(Do this) Return the full material exactly.
--------------------
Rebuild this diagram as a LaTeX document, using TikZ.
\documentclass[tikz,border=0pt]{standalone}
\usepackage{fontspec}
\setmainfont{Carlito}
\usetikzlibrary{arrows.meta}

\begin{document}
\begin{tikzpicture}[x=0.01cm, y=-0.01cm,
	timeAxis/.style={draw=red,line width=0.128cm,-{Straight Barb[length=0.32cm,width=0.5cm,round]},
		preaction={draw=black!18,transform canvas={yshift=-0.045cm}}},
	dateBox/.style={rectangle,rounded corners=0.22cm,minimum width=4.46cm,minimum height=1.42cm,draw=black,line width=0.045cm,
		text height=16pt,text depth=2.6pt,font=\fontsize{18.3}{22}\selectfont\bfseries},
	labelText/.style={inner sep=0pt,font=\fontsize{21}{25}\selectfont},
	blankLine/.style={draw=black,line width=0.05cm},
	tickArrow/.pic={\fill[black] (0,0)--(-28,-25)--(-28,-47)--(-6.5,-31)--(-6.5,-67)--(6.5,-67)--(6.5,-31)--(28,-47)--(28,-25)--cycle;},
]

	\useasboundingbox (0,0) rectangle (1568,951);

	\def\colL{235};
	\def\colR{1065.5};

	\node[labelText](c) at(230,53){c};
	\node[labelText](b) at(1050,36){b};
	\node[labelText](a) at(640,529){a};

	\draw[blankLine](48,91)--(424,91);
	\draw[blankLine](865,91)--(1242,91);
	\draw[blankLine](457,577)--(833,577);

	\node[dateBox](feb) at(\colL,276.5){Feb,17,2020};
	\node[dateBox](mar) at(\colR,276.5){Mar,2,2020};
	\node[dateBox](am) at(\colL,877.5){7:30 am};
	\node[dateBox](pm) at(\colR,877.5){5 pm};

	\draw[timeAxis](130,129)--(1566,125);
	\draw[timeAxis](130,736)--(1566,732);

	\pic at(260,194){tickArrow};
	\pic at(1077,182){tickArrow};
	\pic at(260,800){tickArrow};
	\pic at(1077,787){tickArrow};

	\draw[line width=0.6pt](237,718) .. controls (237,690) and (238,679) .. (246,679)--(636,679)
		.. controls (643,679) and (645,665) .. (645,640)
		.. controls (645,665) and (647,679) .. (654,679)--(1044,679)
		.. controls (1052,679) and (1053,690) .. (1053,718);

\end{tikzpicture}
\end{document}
--------------------
(The result)
Rebuild this diagram as a LaTeX document, using TikZ.
\documentclass[tikz,border=0pt]{standalone}
\usepackage{fontspec}
\setmainfont{Carlito}
\usetikzlibrary{arrows.meta}

\begin{document}
\begin{tikzpicture}[x=0.01cm, y=-0.01cm,
	timeAxis/.style={draw=red,line width=0.128cm,-{Straight Barb[length=0.32cm,width=0.5cm,round]},
		preaction={draw=black!18,transform canvas={yshift=-0.045cm}}},
	dateBox/.style={rectangle,rounded corners=0.22cm,minimum width=4.46cm,minimum height=1.42cm,draw=black,line width=0.045cm,
		text height=16pt,text depth=2.6pt,font=\fontsize{18.3}{22}\selectfont\bfseries},
	labelText/.style={inner sep=0pt,font=\fontsize{21}{25}\selectfont},
	blankLine/.style={draw=black,line width=0.05cm},
	tickArrow/.pic={\fill[black] (0,0)--(-28,-25)--(-28,-47)--(-6.5,-31)--(-6.5,-67)--(6.5,-67)--(6.5,-31)--(28,-47)--(28,-25)--cycle;},
]

	\useasboundingbox (0,0) rectangle (1568,951);

	\def\colL{235};
	\def\colR{1065.5};

	\node[labelText](c) at(230,53){c};
	\node[labelText](b) at(1050,36){b};
	\node[labelText](a) at(640,529){a};

	\draw[blankLine](48,91)--(424,91);
	\draw[blankLine](865,91)--(1242,91);
	\draw[blankLine](457,577)--(833,577);

	\node[dateBox](feb) at(\colL,276.5){Feb,17,2020};
	\node[dateBox](mar) at(\colR,276.5){Mar,2,2020};
	\node[dateBox](am) at(\colL,877.5){7:30 am};
	\node[dateBox](pm) at(\colR,877.5){5 pm};

	\draw[timeAxis](130,129)--(1566,125);
	\draw[timeAxis](130,736)--(1566,732);

	\pic at(260,194){tickArrow};
	\pic at(1077,182){tickArrow};
	\pic at(260,800){tickArrow};
	\pic at(1077,787){tickArrow};

	\draw[line width=0.6pt](237,718) .. controls (237,690) and (238,679) .. (246,679)--(636,679)
		.. controls (643,679) and (645,665) .. (645,640)
		.. controls (645,665) and (647,679) .. (654,679)--(1044,679)
		.. controls (1052,679) and (1053,690) .. (1053,718);

\end{tikzpicture}
\end{document}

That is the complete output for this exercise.